Wednesday, December 6, 2017

History Makes a Difference

By Wednesday evening, there was widespread expectation in the Democratic caucus that Senator Al Franken would step down.  https://www.nytimes.com/2017/12/06/us/politics/franken-harrassment-resign.html 

What Al Franken did was wrong. It was wrong the day before yesterday when nobody paid attention. It is wrong today, when past behavior has become the news of the day. Is it a good thing that the national ethos has shifted in this direction? Emphatically YES. Is it right to use the current and very recent ethos to judge behavior of years ago—sometimes of many decades? My view is NO. Let historians give a fair account of what has been transpiring; but let ’s not punish offenders of actions past that were then tolerated, even if very wrongly so. This entire discussion is taking place as if there were no such thing as history. We have no obligation to judge what has happened in the past was right, but we do have an obligation to understand that a past period was different from the present.

PS
https://www.nytimes.com/2017/12/07/us/politics/al-franken-senate-sexual-harassment.html

The thing to also read in this NYTimes story about Al Franken’s expected resignation are the letters of readers’ comments. 
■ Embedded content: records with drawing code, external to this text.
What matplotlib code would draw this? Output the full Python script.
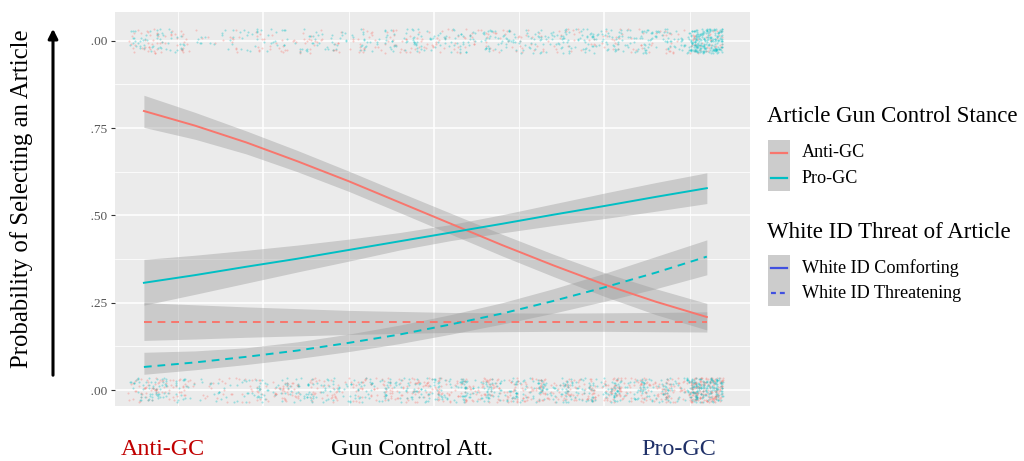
import numpy as np
import matplotlib.pyplot as plt
from matplotlib.patches import Rectangle
from matplotlib.lines import Line2D

plt.rcParams['font.family'] = ['Liberation Serif', 'DejaVu Serif']

# Gun control attitude grid for the fitted curves
att = [0.6, 1.2, 1.8, 2.4, 3.0, 3.6, 4.2, 4.8, 5.4, 6.0, 6.6, 7.2]

# Predicted probability of selecting an article, with 95% band
anti_comf = [0.799, 0.757, 0.709, 0.655, 0.598, 0.537, 0.476, 0.415, 0.357, 0.302, 0.253, 0.209]
anti_comf_lo = [0.752, 0.718, 0.676, 0.625, 0.569, 0.508, 0.446, 0.384, 0.325, 0.268, 0.216, 0.172]
anti_comf_hi = [0.844, 0.795, 0.742, 0.686, 0.627, 0.566, 0.506, 0.446, 0.389, 0.336, 0.290, 0.248]

pro_comf = [0.307, 0.329, 0.353, 0.376, 0.401, 0.426, 0.451, 0.476, 0.502, 0.527, 0.553, 0.578]
pro_comf_lo = [0.243, 0.274, 0.306, 0.338, 0.369, 0.401, 0.428, 0.450, 0.471, 0.491, 0.512, 0.534]
pro_comf_hi = [0.374, 0.386, 0.400, 0.415, 0.432, 0.451, 0.474, 0.502, 0.533, 0.564, 0.594, 0.622]

anti_thr = [0.195, 0.195, 0.195, 0.195, 0.195, 0.195, 0.195, 0.195, 0.195, 0.195, 0.195, 0.195]
anti_thr_lo = [0.142, 0.146, 0.151, 0.155, 0.159, 0.162, 0.165, 0.167, 0.168, 0.168, 0.167, 0.166]
anti_thr_hi = [0.250, 0.244, 0.238, 0.233, 0.228, 0.225, 0.222, 0.221, 0.220, 0.221, 0.222, 0.224]

pro_thr = [0.066, 0.079, 0.095, 0.113, 0.135, 0.159, 0.188, 0.219, 0.255, 0.294, 0.336, 0.382]
pro_thr_lo = [0.045, 0.058, 0.073, 0.090, 0.110, 0.133, 0.160, 0.189, 0.220, 0.254, 0.290, 0.330]
pro_thr_hi = [0.108, 0.112, 0.121, 0.138, 0.160, 0.186, 0.216, 0.250, 0.290, 0.334, 0.382, 0.430]

# Raw choices: number of respondents per attitude level
levels = [0.6, 0.9, 1.2, 1.5, 1.8, 2.1, 2.4, 2.7, 3.0, 3.3, 3.6, 3.9,
          4.2, 4.5, 4.8, 5.1, 5.4, 5.7, 6.0, 6.3, 6.6, 6.9, 7.2]
sel_anti = [28, 22, 7, 7, 9, 12, 14, 14, 12, 16, 18, 18, 16, 14, 14, 14, 12, 12, 12, 12, 14, 14, 35]
sel_pro = [28, 22, 7, 9, 12, 14, 16, 16, 14, 18, 23, 23, 23, 25, 28, 28, 28, 32, 32, 32, 37, 40, 200]
rej_anti = [38, 32, 9, 12, 18, 23, 28, 28, 23, 23, 32, 37, 37, 38, 40, 40, 40, 45, 45, 45, 49, 54, 160]
rej_pro = [38, 32, 9, 12, 18, 23, 28, 28, 23, 23, 32, 37, 37, 38, 37, 37, 37, 40, 40, 40, 40, 45, 140]

RED = '#F8766D'
TEAL = '#00BFC4'


def frac_hash(idx, salt):
    v = np.sin(idx * 12.9898 + salt * 78.233) * 43758.5453
    return v - np.floor(v)


def spread(counts, y0, start):
    # jitter the points around each attitude level
    xs, ys = [], []
    k = start
    for lv, n in zip(levels, counts):
        idx = np.arange(k, k + n, dtype=float)
        xs.append(lv + (frac_hash(idx, 1.0) - 0.5) * 0.38)
        ys.append(y0 + (frac_hash(idx, 2.0) - 0.5) * 0.07)
        k += n
    return np.concatenate(xs), np.concatenate(ys)


fig = plt.figure(figsize=(10.24, 4.61), dpi=100)
ax = fig.add_axes([115 / 1024, 1 - 406 / 461, 635 / 1024, 394 / 461])
ax.set_facecolor('#EBEBEB')
for s in ax.spines.values():
    s.set_visible(False)

ax.set_xlim(0.261, 7.706)
ax.set_ylim(-0.0458, 1.0825)
ax.set_xticks([2, 4, 6])
ax.set_xticks([1, 3, 5, 7], minor=True)
ax.set_yticks([0, 0.25, 0.5, 0.75, 1.0])
ax.set_yticks([0.125, 0.375, 0.625, 0.875], minor=True)
ax.set_yticklabels(['0.00', '0.25', '0.50', '0.75', '1.00'])
ax.grid(which='major', color='white', linewidth=1.1)
ax.grid(which='minor', color='white', linewidth=0.55)
ax.set_axisbelow(True)
ax.tick_params(axis='x', which='both', length=0, labelbottom=False)
ax.tick_params(axis='y', which='major', length=3, color='#333333',
               labelsize=9.5, labelcolor='#555555', pad=2)
ax.tick_params(axis='y', which='minor', length=0)

# jittered raw responses
x, y = spread(rej_anti, 0.0, 1)
ax.scatter(x, y, s=2.2, color=RED, alpha=0.35, linewidths=0)
x, y = spread(rej_pro, 0.0, 1500)
ax.scatter(x, y, s=2.2, color=TEAL, alpha=0.35, linewidths=0)
x, y = spread(sel_anti, 1.0, 3000)
ax.scatter(x, y, s=2.2, color=RED, alpha=0.35, linewidths=0)
x, y = spread(sel_pro, 1.0, 4500)
ax.scatter(x, y, s=2.2, color=TEAL, alpha=0.35, linewidths=0)

# confidence bands
for lo, hi in [(anti_comf_lo, anti_comf_hi), (pro_comf_lo, pro_comf_hi),
               (anti_thr_lo, anti_thr_hi), (pro_thr_lo, pro_thr_hi)]:
    ax.fill_between(att, lo, hi, color='#999999', alpha=0.4, linewidth=0)

dash = (0, (4, 3))
ax.plot(att, anti_comf, color=RED, linewidth=1.4)
ax.plot(att, pro_comf, color=TEAL, linewidth=1.4)
ax.plot(att, anti_thr, color=RED, linewidth=1.4, linestyle=dash)
ax.plot(att, pro_thr, color=TEAL, linewidth=1.4, linestyle=dash)

# left edge of the tick labels is trimmed
fig.add_artist(Rectangle((60 / 1024, 0), 31 / 1024, 1, transform=fig.transFigure,
                         facecolor='white', edgecolor='none', zorder=5))

# y axis title with arrow
fig.text(22 / 1024, 1 - 199 / 461, 'Probability of Selecting an Article',
         rotation=90, ha='center', va='center', fontsize=17.8)
fig.add_artist(plt.Annotation('', xy=(53 / 1024, 1 - 26 / 461), xytext=(53 / 1024, 1 - 378 / 461),
                              xycoords='figure fraction',
                              arrowprops=dict(arrowstyle='-|>', color='black', lw=2.2,
                                              mutation_scale=14)))

# x axis labels
fig.text(163 / 1024, 1 - 449 / 461, 'Anti-GC', color='#C00000', ha='center', va='center', fontsize=17.3)
fig.text(412 / 1024, 1 - 449 / 461, 'Gun Control Att.', color='black', ha='center', va='center', fontsize=17.3)
fig.text(679 / 1024, 1 - 449 / 461, 'Pro-GC', color='#1F3068', ha='center', va='center', fontsize=17.3)


def legend_block(title, ty, labels, colors, styles, top):
    fig.text(767 / 1024, 1 - ty / 461, title, ha='left', va='center', fontsize=16.5)
    for i, (lab, col, ls) in enumerate(zip(labels, colors, styles)):
        y0 = top + i * 25.5
        fig.add_artist(Rectangle((768 / 1024, 1 - (y0 + 25.5) / 461), 22 / 1024, 25.5 / 461,
                                 transform=fig.transFigure, facecolor='#CCCCCC', edgecolor='none'))
        yc = 1 - (y0 + 12.75) / 461
        fig.add_artist(Line2D([771 / 1024, 787 / 1024], [yc, yc], transform=fig.transFigure,
                              color=col, linewidth=1.6, linestyle=ls))
        fig.text(802 / 1024, yc, lab, ha='left', va='center', fontsize=13.1)


legend_block('Article Gun Control Stance', 117, ['Anti-GC', 'Pro-GC'],
             [RED, TEAL], ['-', '-'], 140)
legend_block('White ID Threat of Article', 232, ['White ID Comforting', 'White ID Threatening'],
             ['#4050E0', '#4050E0'], ['-', (0, (2.2, 1.8))], 255)

plt.savefig('out.png', dpi=100)
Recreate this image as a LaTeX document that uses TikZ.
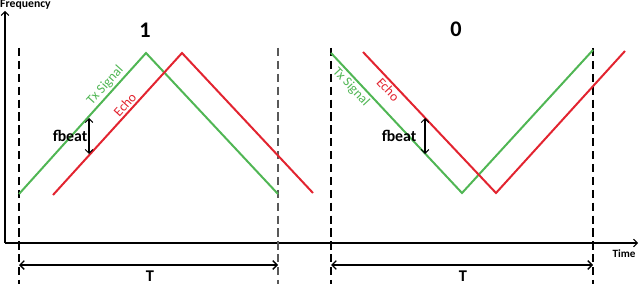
\documentclass[tikz,border=0pt]{standalone}
\usepackage{fontspec}
\setmainfont{Carlito}
\usepackage{tikz}
\usetikzlibrary{arrows.meta}
\usepackage{xcolor}
\definecolor{txgreen}{RGB}{80,182,84}
\definecolor{echored}{RGB}{226,36,48}

\begin{document}
\begin{tikzpicture}[x=0.03cm, y=-0.03cm, >={Straight Barb[]},
    marker/.style={line width=0.9pt, dash pattern=on 7pt off 4pt},
    ramp/.style={line width=1.7pt, line join=miter},
    sig/.style={font=\fontsize{11.5}{11.5}\selectfont, inner sep=1.5pt}]
        \useasboundingbox (0,0) rectangle (640,284);
        \def\Ax{19} \def\Bx{278} \def\Cx{331} \def\Dx{593}

        % axes
        \coordinate (O) at (5,243);
        \coordinate (Ytop) at (5,11);
        \coordinate (Xend) at (638,243);
        \draw[->, line width=0.9pt] (O) -- (Ytop);
        \draw[->, line width=0.9pt] (O) -- (Xend);
        \node[font=\fontsize{10}{10}\bfseries\selectfont, anchor=west, inner sep=0pt] (freq) at (0,5) {Frequency};
        \node[font=\fontsize{9.5}{9.5}\bfseries\selectfont] (time) at (624,254) {Time};

        % period markers
        \draw[marker] (\Ax,48) -- (\Ax,284);
        \draw[marker, black!65] (\Bx,48) -- (\Bx,284);
        \draw[marker] (\Cx,48) -- (\Cx,284);
        \draw[marker] (\Dx,48) -- (\Dx,284);

        % bit 1: up then down
        \node[font=\fontsize{19}{19}\bfseries\selectfont] (one) at (145,30) {1};
        \coordinate (g1a) at (\Ax,194); \coordinate (g1b) at (146,53); \coordinate (g1c) at (\Bx,194);
        \coordinate (r1a) at (53,195); \coordinate (r1b) at (182,53); \coordinate (r1c) at (313,193);
        \draw[ramp, txgreen] (g1a) -- node[sig, pos=0.73, sloped, above]{Tx Signal} (g1b) -- (g1c);
        \draw[ramp, echored] (r1a) -- node[sig, pos=0.6, sloped, above]{Echo} (r1b) -- (r1c);
        \coordinate (f1a) at (89,118); \coordinate (f1b) at (89,154);
        \draw[<->, line width=0.9pt] (f1a) -- node[left, inner sep=1pt, font=\fontsize{13.5}{14}\bfseries\selectfont]{fbeat} (f1b);

        % bit 0: down then up
        \node[font=\fontsize{19}{19}\bfseries\selectfont] (zero) at (456,29) {0};
        \coordinate (g0a) at (\Cx,53); \coordinate (g0b) at (462,193); \coordinate (g0c) at (\Dx,50);
        \coordinate (r0a) at (363,52); \coordinate (r0b) at (496,193); \coordinate (r0c) at (625,51);
        \draw[ramp, txgreen] (g0a) -- node[sig, pos=0.2, sloped, below]{Tx Signal} (g0b) -- (g0c);
        \draw[ramp, echored] (r0a) -- node[sig, pos=0.23, sloped, below]{Echo} (r0b) -- (r0c);
        \coordinate (f0a) at (425,118); \coordinate (f0b) at (425,154);
        \draw[<->, line width=0.9pt] (f0a) -- node[left=6pt, inner sep=1pt, font=\fontsize{13.5}{14}\bfseries\selectfont]{fbeat} (f0b);

        % periods
        \coordinate (t1a) at (\Ax,265); \coordinate (t1b) at (\Bx,265);
        \coordinate (t0a) at (\Cx,265); \coordinate (t0b) at (\Dx,265);
        \draw[<->, line width=1.1pt] (t1a) -- (t1b);
        \draw[<->, line width=1.1pt] (t0a) -- (t0b);
        \node[font=\fontsize{14}{14}\bfseries\selectfont, anchor=north, inner sep=1pt] (T1) at (150,269) {T};
        \node[font=\fontsize{14}{14}\bfseries\selectfont, anchor=north, inner sep=1pt] (T0) at (463,269) {T};
    \end{tikzpicture}
\end{document}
Many of them reflect my own sentiments. There is a huge difference been Franken’s behavior and e.g. Weinsteins. We are seeing a wave of hysteria that obliterates important distinctions and couldn’t be more remote from fair and reasoned procedures. Nor do I believe that the view I have just expressed is incompatible with a belief that 95% of the behavior that has been cited during past weeks is dead wrong.
  

Saturday, December 2, 2017

Holding Hands

“In the report compiled by the Lake Forest, Ill., police department, a copy of which was obtained by The New York Times, the man said he was 15 when Mr. Levine held his hand in an “incredibly sensual way.” (NYTimes, 12/2/17)
   This is newsworthy? Surely Americans are not just now discovering sex! I had a professor, when a student many decades ago, who sat you down in a low chair with arms, when you came into his office, sat down next to you and held your hand. While I was fairly naive then (and probably still am), I made my diagnosis and did nothing, told no one—until now.
   As I have stated before, it is clearly a “Good Thing” (1066 and All That) that the sins of powerful men are subjected to daylight. But rather than joining those who just cheer, I also want to warn of the proximity of a pendulum swinging excessively in the other direction. We don’t need another Puritan Age.